Question

Prove that 1/(1+cosx) = csc^2(x) - cotx/sinx

I've tried a few things and can't seem to get this right... I think the first step is to change csc^2x into (1+cot^2x) and then get a common denominator of sinx, but either this is the wrong way or I'm making more mistakes further on... any ideas? Thanks.

Answer 1

well your idea is absolutely right actually

\[ \large \frac{1}{\sin^2(x)}- \frac{\cot x \sin x}{\sin ^2x}=\frac{1-\cos(x)}{1-\cos^2x } \\
\frac{1-\cos(x)}{1-\cos^2x} =\frac{1-\cos x}{(1+\cos x)(1-\cos x) }= \frac{1}{1+\cos(x)}\]

Answer 2

0. Given
\(\large\frac{1}{1+\cos x} = \csc ^2x - \frac{\cot x}{\sin x}\)

1. Replace csc^2x with 1/sin^2x:
\(\large\frac{1}{1+\cos x} = \frac{1}{\sin^2x} - \frac{\cot x}{\sin x}\)

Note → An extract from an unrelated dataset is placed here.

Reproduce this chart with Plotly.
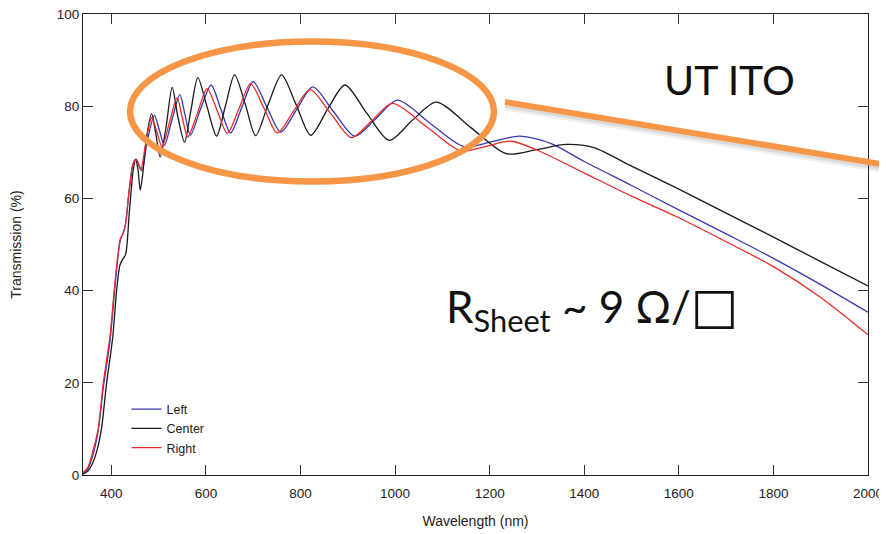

2. Rewrite cotx/sinx as 1/sinx times cos x/sin x:
\(\large\frac{1}{1+\cos x} = \frac{1}{\sin^2x} - \frac{1}{\sin x} \dot\ \frac{\cos x}{\sin x}\)

3. Multiply:
\(\large\frac{1}{1+\cos x} = \frac{1}{\sin^2x} - \frac{\cos x}{\sin^2x}\)

4. Combine fractions:
\(\large\frac{1}{1+\cos x} = \frac{1-cos x}{\sin^2x}\)

5. Cross Multiply:
\(\sin^2x = (1+\cos x)(1-\cos x)\)

6. Muliply the right side to get:
\(\sin^2x = 1 - \cos^2 x\)

7. Add cos^2x to both sides to get:
\(\sin^2x + cos^2x = 1\)

8. Simplify:
\(1 = 1\)

9. Solution:
True

Answer 3

Thank you both! I ended up getting a common denominator of sin^2x(1+cosx), converting the numerator to sin^2x and cancelling it out to get 1/(1+cosx).